Every line below is to be copied exactly, with the pictures left out.
════════════════════
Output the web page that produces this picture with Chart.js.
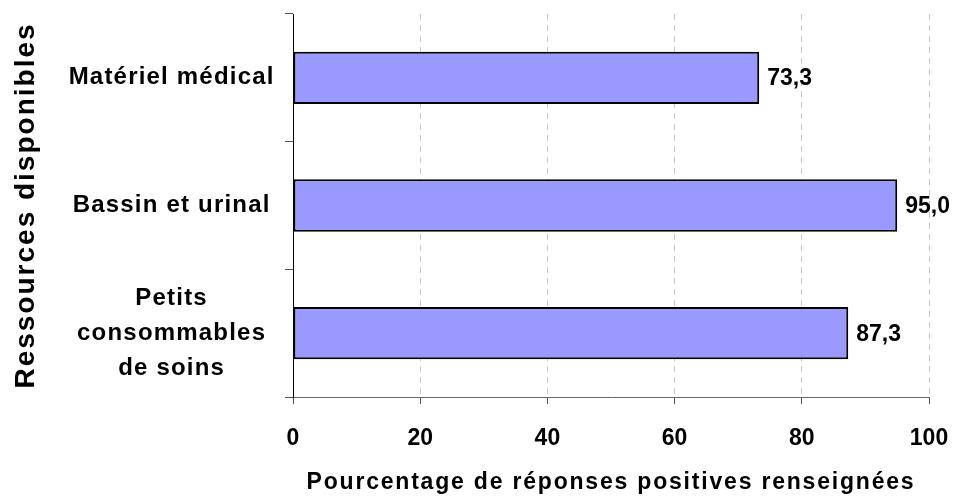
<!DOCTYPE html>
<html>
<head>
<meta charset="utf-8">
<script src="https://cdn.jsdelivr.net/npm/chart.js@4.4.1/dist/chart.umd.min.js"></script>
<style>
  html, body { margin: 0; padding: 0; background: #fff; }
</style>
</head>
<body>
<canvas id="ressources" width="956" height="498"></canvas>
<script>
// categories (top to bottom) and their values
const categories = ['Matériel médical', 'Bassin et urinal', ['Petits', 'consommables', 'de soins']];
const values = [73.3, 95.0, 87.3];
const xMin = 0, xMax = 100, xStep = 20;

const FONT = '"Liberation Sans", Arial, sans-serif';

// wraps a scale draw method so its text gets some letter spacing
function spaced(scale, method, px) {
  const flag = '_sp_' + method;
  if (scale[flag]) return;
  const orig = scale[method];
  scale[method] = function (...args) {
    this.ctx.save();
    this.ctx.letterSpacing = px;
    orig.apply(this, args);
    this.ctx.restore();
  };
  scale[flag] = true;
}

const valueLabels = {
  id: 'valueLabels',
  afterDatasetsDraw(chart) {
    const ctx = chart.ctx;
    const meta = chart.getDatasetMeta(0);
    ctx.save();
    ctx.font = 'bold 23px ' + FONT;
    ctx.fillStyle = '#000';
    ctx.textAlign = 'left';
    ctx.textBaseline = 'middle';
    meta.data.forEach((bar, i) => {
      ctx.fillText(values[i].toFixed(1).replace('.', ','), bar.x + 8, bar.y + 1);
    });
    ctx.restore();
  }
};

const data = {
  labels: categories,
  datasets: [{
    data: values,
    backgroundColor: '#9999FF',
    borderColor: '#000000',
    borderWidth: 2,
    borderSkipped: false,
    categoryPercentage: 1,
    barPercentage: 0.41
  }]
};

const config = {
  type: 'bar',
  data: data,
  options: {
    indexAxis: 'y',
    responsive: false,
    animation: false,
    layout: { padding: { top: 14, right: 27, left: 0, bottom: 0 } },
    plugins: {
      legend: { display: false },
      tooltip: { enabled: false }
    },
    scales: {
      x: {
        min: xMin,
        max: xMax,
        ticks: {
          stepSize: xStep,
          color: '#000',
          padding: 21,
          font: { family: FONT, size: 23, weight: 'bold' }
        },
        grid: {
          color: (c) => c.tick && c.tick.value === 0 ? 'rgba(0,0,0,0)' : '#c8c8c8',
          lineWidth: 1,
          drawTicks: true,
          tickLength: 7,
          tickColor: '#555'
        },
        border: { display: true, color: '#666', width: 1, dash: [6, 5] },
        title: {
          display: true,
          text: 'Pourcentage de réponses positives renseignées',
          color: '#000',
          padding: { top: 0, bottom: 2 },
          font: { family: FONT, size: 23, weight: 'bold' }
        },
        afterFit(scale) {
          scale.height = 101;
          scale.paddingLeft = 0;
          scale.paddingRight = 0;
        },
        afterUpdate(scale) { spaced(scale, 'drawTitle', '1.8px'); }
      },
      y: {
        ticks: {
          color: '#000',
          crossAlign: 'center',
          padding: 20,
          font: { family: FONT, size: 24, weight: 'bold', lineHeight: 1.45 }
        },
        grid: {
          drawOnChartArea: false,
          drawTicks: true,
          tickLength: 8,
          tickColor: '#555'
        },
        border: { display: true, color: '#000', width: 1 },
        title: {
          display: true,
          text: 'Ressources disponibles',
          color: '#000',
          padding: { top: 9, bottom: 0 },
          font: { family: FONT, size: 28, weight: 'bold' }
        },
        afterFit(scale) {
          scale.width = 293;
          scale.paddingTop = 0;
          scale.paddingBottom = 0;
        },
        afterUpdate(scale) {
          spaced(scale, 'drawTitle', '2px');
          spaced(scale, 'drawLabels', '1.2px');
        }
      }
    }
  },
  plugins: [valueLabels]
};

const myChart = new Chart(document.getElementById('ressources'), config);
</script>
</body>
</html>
════════════════════
Solution below:
Output the web page that produces this picture with Chart.js.
<!DOCTYPE html>
<html>
<head>
<meta charset="utf-8">
<script src="https://cdn.jsdelivr.net/npm/chart.js@4.4.1/dist/chart.umd.min.js"></script>
<style>
  html, body { margin: 0; padding: 0; background: #fff; }
</style>
</head>
<body>
<canvas id="ressources" width="956" height="498"></canvas>
<script>
// categories (top to bottom) and their values
const categories = ['Matériel médical', 'Bassin et urinal', ['Petits', 'consommables', 'de soins']];
const values = [73.3, 95.0, 87.3];
const xMin = 0, xMax = 100, xStep = 20;

const FONT = '"Liberation Sans", Arial, sans-serif';

// wraps a scale draw method so its text gets some letter spacing
function spaced(scale, method, px) {
  const flag = '_sp_' + method;
  if (scale[flag]) return;
  const orig = scale[method];
  scale[method] = function (...args) {
    this.ctx.save();
    this.ctx.letterSpacing = px;
    orig.apply(this, args);
    this.ctx.restore();
  };
  scale[flag] = true;
}

const valueLabels = {
  id: 'valueLabels',
  afterDatasetsDraw(chart) {
    const ctx = chart.ctx;
    const meta = chart.getDatasetMeta(0);
    ctx.save();
    ctx.font = 'bold 23px ' + FONT;
    ctx.fillStyle = '#000';
    ctx.textAlign = 'left';
    ctx.textBaseline = 'middle';
    meta.data.forEach((bar, i) => {
      ctx.fillText(values[i].toFixed(1).replace('.', ','), bar.x + 8, bar.y + 1);
    });
    ctx.restore();
  }
};

const data = {
  labels: categories,
  datasets: [{
    data: values,
    backgroundColor: '#9999FF',
    borderColor: '#000000',
    borderWidth: 2,
    borderSkipped: false,
    categoryPercentage: 1,
    barPercentage: 0.41
  }]
};

const config = {
  type: 'bar',
  data: data,
  options: {
    indexAxis: 'y',
    responsive: false,
    animation: false,
    layout: { padding: { top: 14, right: 27, left: 0, bottom: 0 } },
    plugins: {
      legend: { display: false },
      tooltip: { enabled: false }
    },
    scales: {
      x: {
        min: xMin,
        max: xMax,
        ticks: {
          stepSize: xStep,
          color: '#000',
          padding: 21,
          font: { family: FONT, size: 23, weight: 'bold' }
        },
        grid: {
          color: (c) => c.tick && c.tick.value === 0 ? 'rgba(0,0,0,0)' : '#c8c8c8',
          lineWidth: 1,
          drawTicks: true,
          tickLength: 7,
          tickColor: '#555'
        },
        border: { display: true, color: '#666', width: 1, dash: [6, 5] },
        title: {
          display: true,
          text: 'Pourcentage de réponses positives renseignées',
          color: '#000',
          padding: { top: 0, bottom: 2 },
          font: { family: FONT, size: 23, weight: 'bold' }
        },
        afterFit(scale) {
          scale.height = 101;
          scale.paddingLeft = 0;
          scale.paddingRight = 0;
        },
        afterUpdate(scale) { spaced(scale, 'drawTitle', '1.8px'); }
      },
      y: {
        ticks: {
          color: '#000',
          crossAlign: 'center',
          padding: 20,
          font: { family: FONT, size: 24, weight: 'bold', lineHeight: 1.45 }
        },
        grid: {
          drawOnChartArea: false,
          drawTicks: true,
          tickLength: 8,
          tickColor: '#555'
        },
        border: { display: true, color: '#000', width: 1 },
        title: {
          display: true,
          text: 'Ressources disponibles',
          color: '#000',
          padding: { top: 9, bottom: 0 },
          font: { family: FONT, size: 28, weight: 'bold' }
        },
        afterFit(scale) {
          scale.width = 293;
          scale.paddingTop = 0;
          scale.paddingBottom = 0;
        },
        afterUpdate(scale) {
          spaced(scale, 'drawTitle', '2px');
          spaced(scale, 'drawLabels', '1.2px');
        }
      }
    }
  },
  plugins: [valueLabels]
};

const myChart = new Chart(document.getElementById('ressources'), config);
</script>
</body>
</html>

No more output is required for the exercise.